I know that there have been several questions on here and stackexchange about linear PDE's which don't fall into the standard classification, but I had a more focused question which I haven't seen answered. The PDE $u_t=u_{xx}-u_{yy}$ (or, equivalently, $u_t=u_{xy}$), is the simplest linear second-order PDE that is not elliptic, parabolic, or hyperbolic. Its time-invariant solutions are solutions to the one-dimensional wave equation.

My question is,

How does this PDE compare to the standard parabolic and hyperbolic PDE's in the following categories:

Fundamental solution: is there an integral solution which is a convolution with a fundamental solution?

Smoothness: are solutions infinitely smooth or does the smoothness depend on boundary conditions?

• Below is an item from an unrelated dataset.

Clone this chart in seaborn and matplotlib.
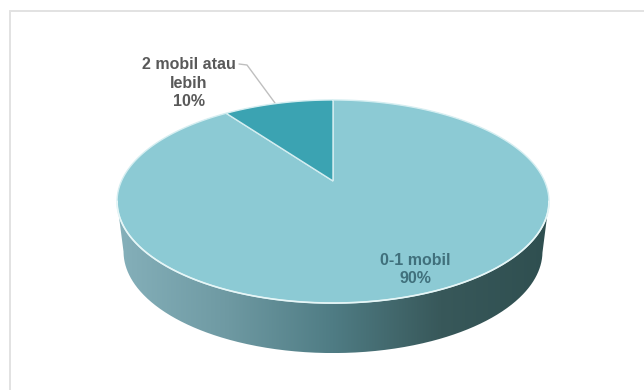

Propagation speed: infinite or finite?

I only recently read Evan's PDE book, and the only question I really took a crack at was the first. I looked for a solution involving exponentials in t, but I couldn't find one. I am interested in this question purely from a classification standpoint. Thanks!

**Edit:** As the comments below indicate, there can be no general solution with arbitrary initial conditions analogous to that for parabolic or hyperbolic equations. Also, solutions need not be infinitely smooth. Since this answer was pieced together from the comments, I'm making this community wiki, in case anyone would like to add to it later.